L’univers des RFID serait apollinien et son avenir barbouillé de rose-Barbie si l’on s’en tenait là. Mais l’art de coller un « machin qui cause » à un système d’interrogation radio ne connaît pas de frontières. Bon nombre d’intervenants présents lors du Congrès RFID de Marseille parlaient même d’Internet des Objets (IoT). Abus de langage ? Que Nenni ! vision prospective et débouchés commerciaux. Se retrouvent ainsi raccrochés les wagons des smart-meters, des appareils de télé-contrôle des feux de signalisation urbains, des biochips dans le secteur médical, des réfrigérateurs sous IPv6, des bus de commande, des capteurs et des actuateurs du secteur automobile, des périphériques d’authentification de personnes, des appareils liés à des réseaux domotiques et de divertissement audio-vidéo, des capteurs de température/pression/humidité, des systèmes industriels, des instruments de mesure…
On est bien parti pour que cette évolution logique des objets interrogeables par radio finisse par constituer une faune polymorphe innombrable, dont strictement personne ne pourra, ne saura déterminer ni le périmètre, ni la valeur des données communiquées entre différents systèmes, entre différentes architectures. L’Internet des Objets est en passe de ressembler à la chanson des Frères Jacques : Il y a un machin et un truc. Quand on a l’bout qui a le truc, Faut trouver l’bout qui a l’machin, On tâte et on trouve des tas d’trucs, Mais on ne trouve jamais l’machin. Autrement dit, il est toujours possible de savoir où se trouve l’objet de l’Internet (puisqu’il se trouve à portée radio), mais connaître avec précision les frontières du machin, sur combien de niveaux de profondeur, sur combien de réseaux et vers quels serveurs transitent et échouent les données captées, mystère.
A l’exception peut-être de systèmes tels que Shodan et certainement des robots et automates estampillés Google, Apple ou Microsoft. A peine sortie d’une phase de normalisation et de sécurisation, voilà que le RFID s’engage vers une nouvelle course à la technologie débridée, et risque fort de commettre à nouveau les mêmes erreurs… en plus grand encore. Le magazine en ligne Stuffi offrait en début de semaine à ses lecteurs un florilège de hacks IoT. Le compteur qui coupe le courant, l’ampoule connectée qui espionne ou le « bébé-phone » et le téléviseur piratés par des imprécateurs au vocabulaire rabelaisien ne sont que les premiers signes d’une nouvelle forme d’attaques seulement subversives aujourd’hui, qui se transformeront rapidement en razzias d’informations personnelles pour le compte de mafias Russo-sino-mafieuses.

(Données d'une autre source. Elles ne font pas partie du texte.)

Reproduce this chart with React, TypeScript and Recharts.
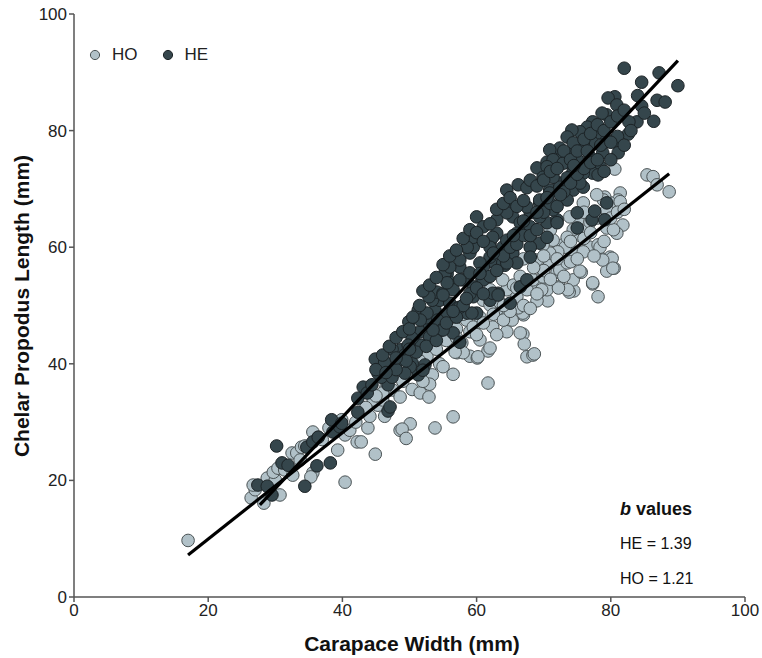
import React from 'react';
import {
  ScatterChart,
  Scatter,
  XAxis,
  YAxis,
  Legend,
} from 'recharts';

document.body.style.margin = '0';

// Hembras ovígeras (HO) - puntos claros
const hoPoints: [number, number][] = [
  [17, 9.7], [26.4, 17.0], [27, 18.4], [26.7, 19.2], [28.3, 16.1], [28.8, 20.4], [30, 20.1], [30.7, 17.5],
  [29.7, 21.4], [30.4, 22.1], [31.4, 21.8], [32.6, 20.9], [32.5, 24.7], [33.2, 24.7], [33.9, 25.7], [33.7, 23.5],
  [35.6, 21.3], [34.4, 25.9], [35.6, 28.3], [36.4, 27.4], [35.3, 20.6], [40.4, 19.7], [39.3, 25.2], [40.4, 27.8],
  [41.1, 28.6], [42.2, 26.6], [42.8, 26.6], [44.9, 24.5], [43.8, 29], [44.1, 31], [46.3, 31], [45.3, 32.9],
  [39.9, 30.4], [48.6, 28.6], [47.5, 35.5], [44.6, 33.8], [46, 33.8],
  [52.6, 41.3], [53.4, 38.1], [56.5, 38.2], [61.7, 36.7], [50.4, 35.6], [51.6, 35], [52.9, 34.3], [48.6, 34.3],
  [50.1, 29.7], [48.9, 28.8], [49.5, 27.2], [53.8, 29], [56.5, 30.9], [57.1, 41.9], [59, 41.3], [60.1, 41],
  [61.7, 42.2], [67.5, 41.2], [68.4, 41.5], [57.8, 43.6], [60.5, 44.1], [59, 45.5], [58, 41.9],
  [54.5, 40], [55.5, 44], [57, 46], [58.5, 47.5], [50.5, 38.5], [51.5, 40.5], [49, 37], [46.5, 36],
  [78.1, 51.5], [77.3, 53.7], [74.5, 52.5], [73.8, 52.3], [72.3, 53.2], [70.6, 50.8], [69, 50.8], [67, 48.4],
  [66.9, 45.1], [67.1, 43.4], [68.6, 41.7], [74.4, 54.4], [75.6, 55.7], [78.7, 58], [79.9, 58.3], [80.5, 56.4],
  [79.4, 55.9], [76.9, 60], [78.1, 60.4], [72, 55.7], [69.9, 54], [68.4, 52.7], [70.5, 52.7], [74.4, 59],
  [72.9, 60.4], [71.2, 58.7],
  [80.6, 73.4], [85.4, 72.4], [86.3, 72.1], [86.9, 70.7], [88.7, 69.5], [81.4, 69.3], [81.1, 68.1], [79.9, 67.6],
  [79.1, 68.6], [81.8, 63.8], [80.9, 62.4], [79.4, 63.3], [78.4, 60], [75, 62.1], [75.1, 64.7], [73.9, 65.2],
  [73.2, 60], [71.4, 61.2], [80.4, 63], [80.2, 58.1], [78.8, 57.8], [80.3, 56.4], [77.3, 53.9], [73.6, 52.7],
  [75.4, 55.9], [72.2, 53], [66.9, 48.7], [66.5, 45.3], [62, 42.7], [60.2, 41.2], [56.8, 42], [62.4, 46.3],
  [64.5, 45.5], [65.3, 47.5], [63.9, 48], [63, 49.2], [66.2, 49.6], [66, 51.5], [67.5, 52.7], [69.7, 52.7],
  [68.4, 54.4], [69.9, 54.9], [70.9, 57.3], [72.4, 56.1], [73.5, 57.3], [75.9, 59.2], [72.1, 59.2], [76.5, 63],
  [76.9, 64.3], [74.4, 63], [73.5, 61.7], [70.9, 59], [69.9, 60.4], [68, 60], [69, 57.8], [64.5, 52.7],
  [63.9, 54.4], [62, 52.7], [61, 50.9], [60.5, 48], [59.5, 46.3], [62, 50.1], [79.4, 66.4], [78.9, 68.1],
  [81.4, 67.8], [77.9, 69], [75.9, 67.6],
  [60, 45], [61, 47], [62.5, 48.5], [63.5, 50.5], [64, 47.5], [65, 49], [65.5, 53.5], [66.5, 55],
  [67, 50], [68, 49.5], [69, 52], [70, 56], [71, 54.5], [72, 58], [73, 55], [74, 57.5],
  [75, 58], [76, 61.5], [77, 62.5], [77.5, 58.5], [78, 65], [79, 61], [80, 65], [81, 66],
  [82, 66.5], [76, 66], [74, 61], [71, 63], [70, 58.5], [68.5, 56.5], [67, 58], [66, 53],
  [64, 50], [63, 45], [58, 48.5], [57, 44.5], [55, 39.5], [54, 42.5], [53, 36.5], [52, 37],
  [46, 35], [45, 34.5], [43.5, 32.5], [42, 30], [37, 27], [38, 29],
];

// Hembras en estado de reposo (HE) - puntos oscuros
const hePoints: [number, number][] = [
  [30.2, 25.9], [27.4, 19.2], [28.8, 19], [29.5, 17.5], [31, 23], [31.9, 22.6], [34.4, 19], [36.2, 22.5],
  [38.2, 23], [34.7, 25.7], [35.6, 26.6], [36.4, 27.4], [38.6, 28.3], [39.6, 29.2], [38.4, 30.4], [39.9, 29.8],
  [42.3, 31.7], [43.1, 36], [42.3, 34.1], [46.8, 31.9], [46.8, 36.4], [43.7, 35], [44.9, 40.8],
  [44.4, 36.4], [45.8, 37.7], [47.8, 39.3], [48.7, 42.4], [50.8, 43.7], [51.6, 45.5], [53, 46.7], [53.8, 49.2],
  [54.5, 50.9], [49.3, 41.5], [46.3, 40.3], [45.3, 38.4], [48.6, 40.7], [52.5, 47.9], [53.4, 50.9], [54.1, 52.3],
  [50.4, 40.1], [52.3, 39.8], [51.3, 38.1], [55.7, 48.4], [51.3, 49.2], [49.9, 47.2],
  [55.6, 55.4], [57.5, 56.6], [52.9, 51.5], [55, 52.1], [56, 50.4], [57.2, 49.6], [52.6, 48.7], [51.6, 47.5],
  [54.2, 47.5], [54.8, 45.8], [56.5, 45.3], [57.5, 43.7], [53, 44.6], [51.8, 43.2], [50.4, 44.4], [49.8, 43.2],
  [47.4, 42.5], [50.1, 39.5], [49.3, 38.4], [52, 38.9], [47.4, 37.7], [47.1, 32.6], [60, 48.7], [58.6, 48.7],
  [62, 50.9], [63.2, 52.1], [64.2, 56.9], [62.7, 57.3], [58, 54.4], [60.8, 54.4], [59.5, 51.5], [56, 54],
  [60, 65.2], [55.3, 55.6], [59, 59], [59.5, 60], [62, 60.7], [63, 62.4], [64.5, 66.9], [65.4, 65.2],
  [66.2, 70.7], [67.5, 70.2], [69, 73.6], [70.5, 74.6], [72, 75.5], [73.5, 75], [74.4, 76.2], [66.9, 63.5],
  [68, 65.9], [69.4, 67.6], [70.5, 64.2], [72, 64.7], [69.4, 60.7], [68, 60], [65.4, 59], [63.9, 57.3],
  [61, 56.6], [64.5, 69.8], [70.9, 69.8], [72.4, 71], [74.2, 72.4],
  [57.5, 49.7], [59.3, 48.7], [56.5, 52.7], [55, 51.8], [55, 45.8], [62.4, 52.1], [63.2, 51.8], [66.5, 53.2],
  [65, 50.4], [67.5, 54.4], [70.5, 61.7], [72, 64.2], [75, 63.3], [77.2, 64.7], [79.4, 67.6], [79.1, 64.7],
  [77.6, 66.2], [68, 58.3], [66, 57.3], [64.5, 57.3], [63.9, 60], [62, 58.3], [60.5, 57.3], [59, 55.6],
  [57.5, 54.4], [59.5, 53.2], [61, 54.4], [64.5, 65.9], [66.5, 64.2], [67.5, 66.9], [69.4, 68.1], [70.9, 69.3],
  [72.4, 70.3], [74.4, 69.8], [75.9, 70.3], [73.5, 68.1], [75, 65.9], [71.4, 66.4], [69.4, 65.2], [68, 63.5],
  [66, 62.4], [64.5, 61.2], [62.4, 61.7], [63, 64.7], [61, 63.5], [59.5, 61.7], [62, 60], [58.6, 60],
  [57.5, 57.8], [56, 56.6], [55.6, 53.9],
  [82, 90.7], [84.6, 88.3], [87.2, 89.9], [90, 87.7], [86.9, 85.2], [88.1, 84.9], [84.6, 84.2], [86.4, 81.6],
  [83.9, 81.5], [82.7, 81.5], [80.6, 85.8], [79.6, 85.6], [80.9, 84.4], [79.4, 82.7], [82.6, 79.4], [81.4, 77.2],
  [81.1, 76.2], [78.7, 83], [77.3, 81.5], [76.5, 80.6], [75.4, 79.8], [74.2, 80.1], [73.5, 78.9], [78.4, 79.6],
  [79.4, 78.4], [77.3, 77.9], [75.9, 77.9], [74.4, 77.9], [72.4, 77], [70.9, 76.7], [71.4, 75], [72.9, 74.4],
  [75, 75], [76.9, 75.5], [78.8, 76.2], [78.4, 73.8], [77.3, 72.7], [78.1, 72.4], [75.9, 72.7], [74.4, 73.2],
  [70.5, 73.8], [69.9, 72], [71.4, 72], [73.5, 71.9], [75.4, 71],
  [45, 39], [46, 41.5], [47, 43], [48, 44.5], [49, 45.5], [50, 46], [50.5, 48], [51.5, 50],
  [52, 52.5], [53, 53.5], [54, 54.8], [55, 57], [56, 58.5], [57, 59.5], [58, 61.5], [59, 63],
  [60, 62.5], [61, 61], [62, 64], [63, 66.5], [64, 67.5], [65, 68.5], [66, 67], [67, 68],
  [68, 71.5], [69, 70.5], [70, 71.5], [71, 73], [72, 73.5], [73, 76.5], [74, 75], [75, 76.5],
  [76, 78.5], [77, 79.5], [78, 81], [79, 80], [80, 81.5], [81, 82.5], [82, 83.5],
  [48, 39], [49.5, 40.5], [51, 42], [52.5, 43], [54, 44], [55.5, 47], [57, 48], [58, 50],
  [59, 52], [60, 53], [61, 52], [62, 55], [63, 56], [64, 58.5], [65, 60], [66, 60.5],
  [67, 62], [68, 62], [69, 63], [70, 66], [71, 67.5], [72, 67], [73, 69.5], [74, 71],
  [75, 72.5], [76, 73.5], [77, 74.5], [78, 75], [79, 73], [80, 75], [81, 79], [82, 77.5], [83, 80],
  [46.5, 38.5], [48, 41], [50, 42.5], [53.5, 45.8], [56.5, 49], [58.5, 51.2], [60.5, 55.5], [62.5, 59],
  [65.5, 62], [67, 64.5], [69, 66], [70.5, 68.5], [72.5, 69], [74.5, 74], [76.5, 76.5], [78.5, 77.5],
  [80, 78], [84, 86], [85, 83],
];

// Rectas de regresión (extremos)
const heLine: [number, number][] = [[27.7, 15.8], [90, 92]];
const hoLine: [number, number][] = [[17, 7.2], [88.7, 72.6]];

const axisTicks = [0, 20, 40, 60, 80, 100];

const HO_FILL = '#b1c1c8';
const HO_STROKE = '#4b5355';
const HE_FILL = '#35464c';
const HE_STROKE = '#1c2326';
const FONT = 'Arial, "Liberation Sans", sans-serif';

const toObj = (pts: [number, number][]) => pts.map(([x, y]) => ({ x, y }));

const dot = (fill: string, stroke: string) => (props: any) => (
  <circle cx={props.cx} cy={props.cy} r={6.3} fill={fill} stroke={stroke} strokeWidth={1} />
);

const noDot = () => <g />;

const YTitle = () => (
  <text
    x={29}
    y={306}
    transform="rotate(-90 29 306)"
    textAnchor="middle"
    fontFamily={FONT}
    fontSize={21}
    fontWeight="bold"
    fill="#111"
  >
    Chelar Propodus Length (mm)
  </text>
);

const XTitle = () => (
  <text x={412} y={651} textAnchor="middle" fontFamily={FONT} fontSize={21} fontWeight="bold" fill="#111">
    Carapace Width (mm)
  </text>
);

const renderLegend = () => (
  <div style={{ display: 'flex', alignItems: 'center', fontFamily: FONT, fontSize: 17, color: '#222' }}>
    <svg width={12} height={12}>
      <circle cx={6} cy={6} r={4.6} fill={HO_FILL} stroke={HO_STROKE} strokeWidth={1} />
    </svg>
    <span style={{ marginLeft: 11, marginRight: 24 }}>HO</span>
    <svg width={12} height={12}>
      <circle cx={6} cy={6} r={4.6} fill={HE_FILL} stroke={HE_STROKE} strokeWidth={1} />
    </svg>
    <span style={{ marginLeft: 11 }}>HE</span>
  </div>
);

export default function App() {
  const tickStyle = { fontFamily: FONT, fontSize: 17, fill: '#222' };
  return (
    <div style={{ position: 'relative', width: 762, height: 658, background: '#fff' }}>
      <ScatterChart width={762} height={658} margin={{ top: 14, right: 17, bottom: 21, left: 0 }}>
        <XAxis
          type="number"
          dataKey="x"
          domain={[0, 100]}
          ticks={axisTicks}
          height={40}
          tick={tickStyle}
          tickSize={5}
          axisLine={{ stroke: '#555', strokeWidth: 1.5 }}
          tickLine={{ stroke: '#555', strokeWidth: 1.5 }}
          label={<XTitle />}
        />
        <YAxis
          type="number"
          dataKey="y"
          domain={[0, 100]}
          ticks={axisTicks}
          width={74}
          tick={tickStyle}
          tickSize={5}
          axisLine={{ stroke: '#555', strokeWidth: 1.5 }}
          tickLine={{ stroke: '#555', strokeWidth: 1.5 }}
          label={<YTitle />}
        />
        <Legend
          layout="horizontal"
          verticalAlign="middle"
          align="center"
          content={renderLegend}
          wrapperStyle={{ top: 45, left: 89, width: 'auto', height: 'auto' }}
        />
        <Scatter name="HO" data={toObj(hoPoints)} shape={dot(HO_FILL, HO_STROKE)} isAnimationActive={false} />
        <Scatter name="HE" data={toObj(hePoints)} shape={dot(HE_FILL, HE_STROKE)} isAnimationActive={false} />
        <Scatter
          name="HE fit"
          data={toObj(heLine)}
          shape={noDot}
          line={{ stroke: '#000', strokeWidth: 3.2 }}
          legendType="none"
          isAnimationActive={false}
        />
        <Scatter
          name="HO fit"
          data={toObj(hoLine)}
          shape={noDot}
          line={{ stroke: '#000', strokeWidth: 3.2 }}
          legendType="none"
          isAnimationActive={false}
        />
      </ScatterChart>
      <div style={{ position: 'absolute', left: 620, top: 498, fontFamily: FONT, color: '#111' }}>
        <div style={{ fontSize: 18, fontWeight: 'bold', lineHeight: '22px' }}>
          <i>b</i> values
        </div>
        <div style={{ fontSize: 16, lineHeight: '18px', marginTop: 15 }}>HE = 1.39</div>
        <div style={{ fontSize: 16, lineHeight: '18px', marginTop: 17 }}>HO = 1.21</div>
      </div>
    </div>
  );
}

Face à une telle perspective, il est évident que le Centre de National de Référence du CNRFID a un rôle à jouer. Tant sur le plan de la normalisation des solutions (normalisation qui assurerait une traçabilité des informations stockées et véhiculées) que sous l’angle sécurité. Un problème totalement négligé jusqu’à présent, si l’on excepte les efforts, nécessairement parcellaires, des constructeurs eux-mêmes. Or, en matière de sécurité appliquée aux réseaux de communication, les points de faiblesse sont rarement là où on les cherche (généralement au niveau de chaque maillon) mais sur les passerelles, les points de jonctions, là où une rupture ou traduction de protocole constitue une voie d’eau potentielle, là où se commettent ce que les anglophones appellent les « implementation errors ». Sans une instance capable de donner un avis impartial sur la fiabilité d’une chaîne complète mettant en œuvre des RFID (autrement dit que le CNRFID se dote d’un laboratoire d’analyse totalement neutre et indépendant des fabricants et intégrateurs), l’internet des objets se transformera en un fantastique terrain de jeu pour blackhats.